Most associations, societies, clubs, religious groups, and other organizations with more than 10 members were required to register with the Government under the Societies Act. The Government denied registration to groups that it believed were likely to have been formed to assemble for unlawful purposes or for purposes prejudicial to public peace, welfare, or public order. The Government has absolute discretion in applying this broad, vague language to register or dissolve societies. The Government prohibits organized political activities except by groups registered as political parties or political organizations. This prohibition limited opposition activities, and contributed to restricting the scope of unofficial political expression and action (see Section 3). The prohibition affected the PAP less because of its long domination of the Government and its overwhelming parliamentary majority; the PAP was able to use nonpolitical organizations such as residential committees and neighborhood groups for political purposes far more extensively than opposition political parties. In 2001 two nongovernmental organizations (NGOs) that often took positions critical of the Government were declared political organizations, but their operations were unaffected. Political parties and organizations were subject to strict financial regulations, including a ban on receiving foreign donations.

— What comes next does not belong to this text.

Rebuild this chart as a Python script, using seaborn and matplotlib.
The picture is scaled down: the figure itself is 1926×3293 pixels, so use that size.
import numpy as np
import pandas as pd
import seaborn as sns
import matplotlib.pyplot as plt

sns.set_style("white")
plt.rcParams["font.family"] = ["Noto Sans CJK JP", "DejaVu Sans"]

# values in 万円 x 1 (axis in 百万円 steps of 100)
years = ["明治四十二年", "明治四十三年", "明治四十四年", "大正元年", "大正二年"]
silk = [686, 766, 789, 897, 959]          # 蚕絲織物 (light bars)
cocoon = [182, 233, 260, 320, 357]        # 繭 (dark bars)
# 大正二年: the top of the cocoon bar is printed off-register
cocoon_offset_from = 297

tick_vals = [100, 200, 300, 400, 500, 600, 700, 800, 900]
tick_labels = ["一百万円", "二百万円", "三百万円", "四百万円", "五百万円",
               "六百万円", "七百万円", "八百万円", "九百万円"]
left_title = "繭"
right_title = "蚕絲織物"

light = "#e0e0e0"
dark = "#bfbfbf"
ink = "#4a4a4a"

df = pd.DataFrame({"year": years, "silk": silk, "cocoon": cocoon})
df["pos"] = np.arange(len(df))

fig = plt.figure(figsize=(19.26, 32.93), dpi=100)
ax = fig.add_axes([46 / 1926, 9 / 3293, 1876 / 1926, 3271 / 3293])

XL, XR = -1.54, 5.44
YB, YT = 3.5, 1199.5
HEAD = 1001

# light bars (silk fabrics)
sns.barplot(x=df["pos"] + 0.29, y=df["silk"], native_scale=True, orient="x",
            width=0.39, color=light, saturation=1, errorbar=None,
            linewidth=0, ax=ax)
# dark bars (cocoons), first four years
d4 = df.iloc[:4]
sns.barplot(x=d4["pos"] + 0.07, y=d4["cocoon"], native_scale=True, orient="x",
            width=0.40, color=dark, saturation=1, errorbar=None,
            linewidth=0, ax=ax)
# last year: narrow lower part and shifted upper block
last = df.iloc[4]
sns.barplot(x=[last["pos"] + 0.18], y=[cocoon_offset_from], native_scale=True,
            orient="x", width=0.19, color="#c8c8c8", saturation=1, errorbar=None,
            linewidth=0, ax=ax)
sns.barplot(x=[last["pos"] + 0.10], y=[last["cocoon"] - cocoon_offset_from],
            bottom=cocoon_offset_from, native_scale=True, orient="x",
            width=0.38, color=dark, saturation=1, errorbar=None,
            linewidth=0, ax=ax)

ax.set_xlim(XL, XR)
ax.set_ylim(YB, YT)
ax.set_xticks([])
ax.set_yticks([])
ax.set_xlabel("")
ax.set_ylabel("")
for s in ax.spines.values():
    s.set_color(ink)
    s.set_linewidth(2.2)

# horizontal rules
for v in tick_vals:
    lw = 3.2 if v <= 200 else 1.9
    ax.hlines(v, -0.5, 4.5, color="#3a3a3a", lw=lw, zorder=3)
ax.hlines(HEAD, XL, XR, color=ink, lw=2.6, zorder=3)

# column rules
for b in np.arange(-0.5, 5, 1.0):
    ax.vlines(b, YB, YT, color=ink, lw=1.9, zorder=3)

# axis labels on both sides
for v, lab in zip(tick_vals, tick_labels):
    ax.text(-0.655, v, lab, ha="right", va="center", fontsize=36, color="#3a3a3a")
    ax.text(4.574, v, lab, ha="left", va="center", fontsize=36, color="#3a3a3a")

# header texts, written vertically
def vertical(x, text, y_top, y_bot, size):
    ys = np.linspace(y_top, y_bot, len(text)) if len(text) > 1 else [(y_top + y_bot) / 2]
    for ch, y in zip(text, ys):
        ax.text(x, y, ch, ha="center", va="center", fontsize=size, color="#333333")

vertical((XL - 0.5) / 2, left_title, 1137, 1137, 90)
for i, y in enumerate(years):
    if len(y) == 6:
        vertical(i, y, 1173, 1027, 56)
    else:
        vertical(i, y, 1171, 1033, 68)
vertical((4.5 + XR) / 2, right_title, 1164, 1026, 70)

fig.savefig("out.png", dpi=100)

There were few NGOs, apart from nonpolitical organizations such as religious groups, ethnically affiliated organizations, and providers of welfare services. The limiting effect of the law on the formation of publicly active organizations was, in large part, responsible for this situation.

c. Freedom of Religion

The Constitution provides for freedom of religion, and the Government generally respected this right in practice; however, the Government banned some religious groups. The Constitution provides that every citizen or person in the country has a constitutional right to profess, practice, or propagate his religious belief so long as such activities do not breach any other laws relating to public order, public health, or morality.

All religious groups were subject to government scrutiny and must be registered legally under the Societies Act. The 1992 Maintenance of Religious Harmony Act (MRHA) gives the Government the power to restrain leaders and members of religious groups and institutions from carrying out political activities, "exciting disaffection against" the Government, creating "ill will" between religious groups, or carrying out subversive activities. The act was prompted by activities that the Government perceived as threats to religious harmony, including aggressive and "insensitive" proselytizing and the "mixing of religion and politics." Violation of a restraining order issued under the MRHA is a criminal offense. The act also prohibits judicial review of its enforcement or of any possible denial of rights arising from its implementation.

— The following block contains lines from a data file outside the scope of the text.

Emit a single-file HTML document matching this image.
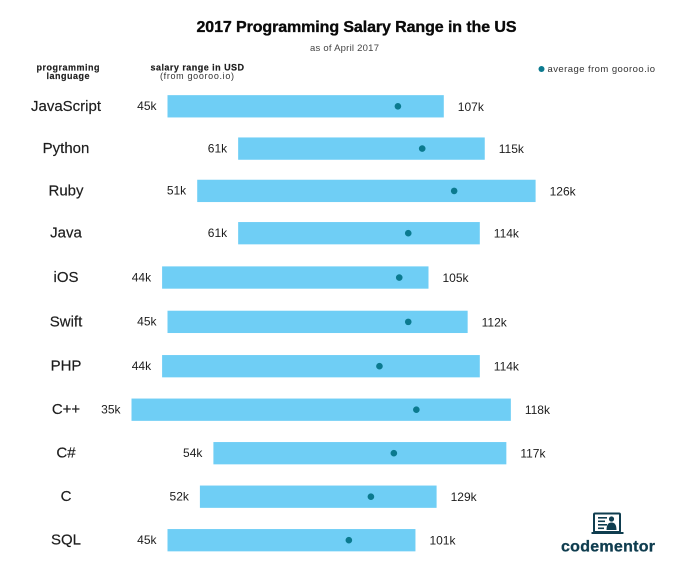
<!DOCTYPE html>
<html lang="en">
<head>
<meta charset="utf-8">
<title>2017 Programming Salary Range in the US</title>
<style>
html,body{margin:0;padding:0;background:#fff;}
svg{display:block;}
text{font-family:"Liberation Sans",sans-serif;fill:#1d1d1d;}
.heavy{stroke:#0a0a0a;stroke-width:.35px;}
.semi{stroke:#1d1d1d;stroke-width:.18px;}
</style>
</head>
<body>
<svg id="chart" width="680" height="577" viewBox="0 0 680 577" xmlns="http://www.w3.org/2000/svg">
  <rect width="680" height="577" fill="#ffffff"/>
  <text class="heavy" x="196.5" y="32" font-size="16" font-weight="bold" style="fill:#0a0a0a" textLength="320" lengthAdjust="spacing">2017 Programming Salary Range in the US</text>
  <text x="310" y="51" font-size="9.5" style="fill:#444" textLength="69" lengthAdjust="spacing">as of April 2017</text>
  <g>
    <text class="semi" x="36.5" y="70.5" font-size="9" font-weight="bold" textLength="63" lengthAdjust="spacing">programming</text>
    <text class="semi" x="46.5" y="79" font-size="9" font-weight="bold" textLength="43" lengthAdjust="spacing">language</text>
  </g>
  <g>
    <text class="semi" x="150.5" y="70.5" font-size="9" font-weight="bold" textLength="93.5" lengthAdjust="spacing">salary range in USD</text>
    <text x="160" y="79" font-size="9" style="fill:#333" textLength="74" lengthAdjust="spacing">(from gooroo.io)</text>
  </g>
  <g>
    <circle cx="541.5" cy="69" r="3" fill="#0b7a8f"/>
    <text x="547.5" y="72" font-size="9.5" style="fill:#333" textLength="107.5" lengthAdjust="spacing">average from gooroo.io</text>
  </g>
  <g id="rows"></g>
  <g>
    <g>
      <rect x="594" y="513.5" width="26" height="18.5" rx="1" fill="none" stroke="#0f3d4f" stroke-width="2"/>
      <rect x="591.5" y="532" width="32" height="2" fill="#0f3d4f"/>
      <rect x="598" y="517" width="9" height="1.6" fill="#0f3d4f"/>
      <rect x="598" y="520.5" width="7" height="1.6" fill="#0f3d4f"/>
      <rect x="598" y="524" width="9" height="1.6" fill="#0f3d4f"/>
      <rect x="598" y="527.5" width="6" height="1.6" fill="#0f3d4f"/>
      <circle cx="611.5" cy="519" r="2.6" fill="#0f3d4f"/>
      <path d="M606.5 530 Q606.5 522.5 611.5 522.5 Q616.5 522.5 616.5 530 Z" fill="#0f3d4f"/>
    </g>
    <text x="561" y="551.5" font-size="16" font-weight="bold" style="fill:#0f3d4f;stroke:#0f3d4f;stroke-width:.3px" textLength="94" lengthAdjust="spacing">codementor</text>
  </g>
</svg>
<script>
const categories = ["JavaScript","Python","Ruby","Java","iOS","Swift","PHP","C++","C#","C","SQL"];
const rangeLow = [45.0,60.7,51.6,60.7,43.8,45.0,43.8,37.0,55.2,52.2,45.0];
const rangeHigh = [106.4,115.5,126.8,114.4,103.0,111.7,114.4,121.3,120.3,104.8,100.1];
const averages = [96.2,101.6,108.7,98.5,96.5,98.5,92.1,100.3,95.3,90.2,85.3];
const lowLabels = ["45k","61k","51k","61k","44k","45k","44k","35k","54k","52k","45k"];
const highLabels = ["107k","115k","126k","114k","105k","112k","114k","118k","117k","129k","101k"];

const SVG_NS = "http://www.w3.org/2000/svg";
const rowsGroup = document.getElementById("rows");

function xScale(value) {
  return 4.5 * value - 35;
}

// Row axis: piecewise linear, matching the uneven row spacing of the artwork.
function yScale(rowIndex) {
  const knots = [0, 3, 6, 10];
  const centers = [106.3, 233.2, 366.2, 540.2];
  for (let k = 0; k < knots.length - 1; k++) {
    if (rowIndex <= knots[k + 1]) {
      const t = (rowIndex - knots[k]) / (knots[k + 1] - knots[k]);
      return centers[k] + t * (centers[k + 1] - centers[k]);
    }
  }
  return centers[centers.length - 1];
}

const BAR_HEIGHT = 22.3;
const DOT_RADIUS = 3.3;

function makeNode(tag, props, label) {
  const node = document.createElementNS(SVG_NS, tag);
  Object.keys(props).forEach(function (key) {
    node.setAttribute(key, props[key]);
  });
  if (label !== undefined) {
    node.textContent = label;
  }
  return node;
}

categories.forEach(function (category, i) {
  const cy = yScale(i);
  const left = xScale(rangeLow[i]);
  const right = xScale(rangeHigh[i]);

  const row = makeNode("g", {});
  
  

  const categoryLabel = makeNode("text", {
    x: 66, y: cy + 4.5, "font-size": 15, "text-anchor": "middle", "class": "semi"
  }, category);
  
  
  row.appendChild(categoryLabel);

  const bar = makeNode("rect", {
    x: left, y: cy - BAR_HEIGHT / 2, width: right - left, height: BAR_HEIGHT, fill: "#6fcef5"
  });
  
  
  row.appendChild(bar);

  const dot = makeNode("circle", {
    cx: xScale(averages[i]), cy: cy, r: DOT_RADIUS, fill: "#0b7a8f"
  });
  
  
  row.appendChild(dot);

  const lowLabel = makeNode("text", {
    x: left - 11, y: cy + 3.8, "font-size": 12, "text-anchor": "end"
  }, lowLabels[i]);
  
  
  row.appendChild(lowLabel);

  const highLabel = makeNode("text", {
    x: right + 14, y: cy + 4.5, "font-size": 12
  }, highLabels[i]);
  
  
  row.appendChild(highLabel);

  rowsGroup.appendChild(row);
});
</script>
</body>
</html>
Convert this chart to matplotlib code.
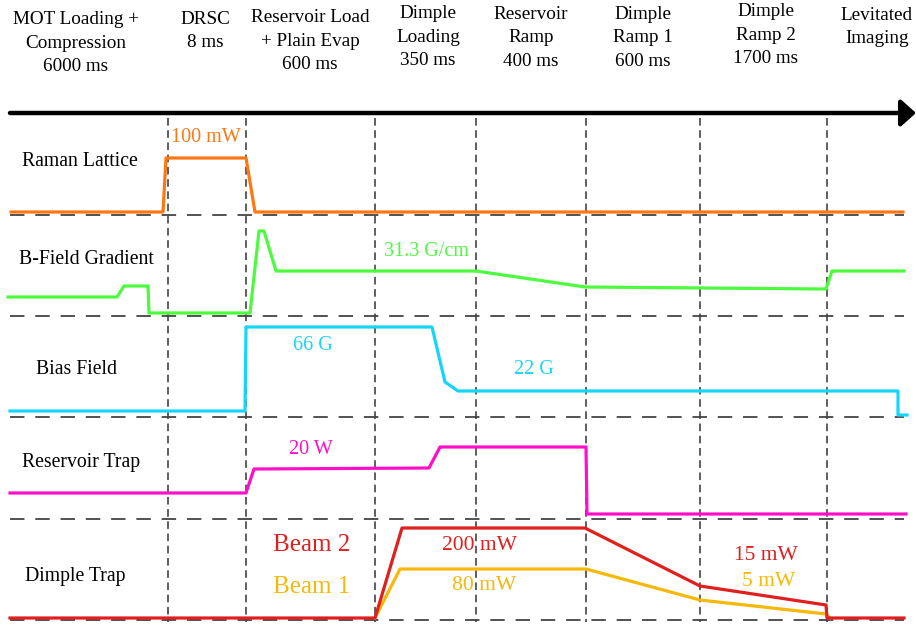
import matplotlib

matplotlib.use("Agg")
import matplotlib.pyplot as plt

# phase boundaries along the time axis (diagram units, not to scale)
PHASE_EDGES = [168, 246, 375, 476, 586, 700, 827]
LANE_EDGES = [215, 316, 417, 519, 620]

PHASES = [
    "MOT Loading +\nCompression\n6000 ms",
    "DRSC\n8 ms",
    "Reservoir Load\n+ Plain Evap\n600 ms",
    "Dimple\nLoading\n350 ms",
    "Reservoir\nRamp\n400 ms",
    "Dimple\nRamp 1\n600 ms",
    "Dimple\nRamp 2\n1700 ms",
    "Levitated\nImaging",
]
PHASE_X = [76, 205, 310, 428, 531, 643, 766, 877]
PHASE_Y = [43, 31, 41, 37, 38, 38, 35, 27]

CHANNELS = ["Raman Lattice", "B-Field Gradient", "Bias Field", "Reservoir Trap", "Dimple Trap"]
CHANNEL_X = [80, 86, 77, 81, 75]
CHANNEL_Y = [161, 259, 369, 462, 577]

# traces: (time, level) in diagram units
raman_t = [11, 163, 166, 246, 255, 903]
raman_v = [212, 212, 158, 158, 212, 212]

grad_t = [8, 117, 124, 148, 149, 250, 259, 264, 276, 476, 585, 826, 832, 904]
grad_v = [297, 297, 286, 286, 313, 313, 231, 231, 271, 271, 287, 289, 271, 271]

bias_t = [10, 245, 246, 432, 445, 458, 898, 898, 907]
bias_v = [411, 411, 327, 327, 382, 391, 391, 415, 415]

res_t = [10, 246, 254, 429, 440, 586, 587, 906]
res_v = [493, 493, 469, 468, 447, 447, 514, 514]

beam2_t = [10, 375, 402, 585, 700, 826, 827, 904]
beam2_v = [618, 618, 528, 528, 586, 605, 618, 618]

beam1_t = [375, 400, 586, 700, 826, 830]
beam1_v = [618, 569, 569, 600, 614, 618]

ORANGE = "#ff7712"
GREEN = "#4cfa3e"
CYAN = "#14d6fa"
MAGENTA = "#ff10c8"
RED = "#e01f1f"
YELLOW = "#f6b80a"

LABELS = [
    ("100 mW", 206, 138, ORANGE, 14.5),
    ("31.3 G/cm", 426, 252, GREEN, 14.5),
    ("66 G", 313, 345, CYAN, 14.5),
    ("22 G", 534, 370, CYAN, 14.5),
    ("20 W", 311, 449, MAGENTA, 14.5),
    ("Beam 2", 312, 545, RED, 18),
    ("Beam 1", 312, 587, YELLOW, 18),
    ("200 mW", 479, 545, RED, 15.5),
    ("80 mW", 484, 585, YELLOW, 15.5),
    ("15 mW", 766, 555, RED, 15.5),
    ("5 mW", 769, 581, YELLOW, 15.5),
]

plt.rcParams["font.family"] = ["Liberation Serif", "DejaVu Serif"]

fig = plt.figure(figsize=(9.16, 6.26), dpi=100)
ax = fig.add_axes([0, 0, 1, 1])
ax.set_xlim(0, 916)
ax.set_ylim(626, 0)
ax.axis("off")

for x in PHASE_EDGES:
    ax.plot([x, x], [118, 622], color="#333333", lw=1.1, dashes=(5, 3))
for y in LANE_EDGES:
    ax.plot([10, 904], [y, y], color="#444444", lw=1.3, dashes=(8, 6))

ax.annotate(
    "",
    xy=(916, 113),
    xytext=(10, 113),
    annotation_clip=False,
    arrowprops=dict(
        arrowstyle="-|>,head_length=0.5,head_width=0.45", lw=3.2, color="black",
        mutation_scale=18, shrinkA=0, shrinkB=0,
    ),
)

for text, x, y in zip(PHASES, PHASE_X, PHASE_Y):
    ax.text(x, y, text, ha="center", va="center", fontsize=13.8, linespacing=1.5)
for text, x, y in zip(CHANNELS, CHANNEL_X, CHANNEL_Y):
    ax.text(x, y, text, ha="center", va="center", fontsize=14.2)

lw = 2.3
ax.plot(raman_t, raman_v, color=ORANGE, lw=lw)
ax.plot(grad_t, grad_v, color=GREEN, lw=lw)
ax.plot(bias_t, bias_v, color=CYAN, lw=lw)
ax.plot(res_t, res_v, color=MAGENTA, lw=lw)
ax.plot(beam1_t, beam1_v, color=YELLOW, lw=lw)
ax.plot(beam2_t, beam2_v, color=RED, lw=lw)

for text, x, y, c, fs in LABELS:
    ax.text(x, y, text, ha="center", va="center", color=c, fontsize=fs)

fig.savefig("out.png", dpi=100)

The Government played an active but limited role in religious affairs. It did not tolerate speech or actions, including ostensibly religious speech or actions, which affected racial and religious harmony, and sometimes issued restraining orders barring participation in such activities. The Presidential Council for Religious Harmony reviewed such orders and made recommendations to the President on whether to confirm, cancel, or alter a restraining order. The Presidential Council for Minority Rights examined all pending legislation to ensure it was not disadvantageous to a particular group, reported to the Government on matters that affected any racial or religious community, and investigated complaints. The Government also supported citizen access to traditional religious organizations by assisting religious institutions to find space in public housing estates where most citizens lived. The Government maintained a semiofficial relationship with the Muslim community through the Islamic Religious Council (MUIS), which was established under the Administration of Muslim Law Act. The MUIS advised the Government on the Muslim community's concerns, maintained regulatory authority over Muslim religious matters, and oversaw a Mosque Building Fund financed by voluntary payroll deductions.

In January four sets of Muslim parents challenged the country's ban on girls wearing the traditional Muslim headscarf (tudung) in school. When the parents refused to heed school warnings regarding the ban, the four 6-year-old girls were suspended. One subsequently returned to school in June, and another moved to Australia in July. The parents of the other two challenged the ban, and attempted to bring in longtime Malaysian opposition leader and lawyer Karpal Singh to present their case. However, the application for Singh's employment permit was refused. At year's end, the case was still pending.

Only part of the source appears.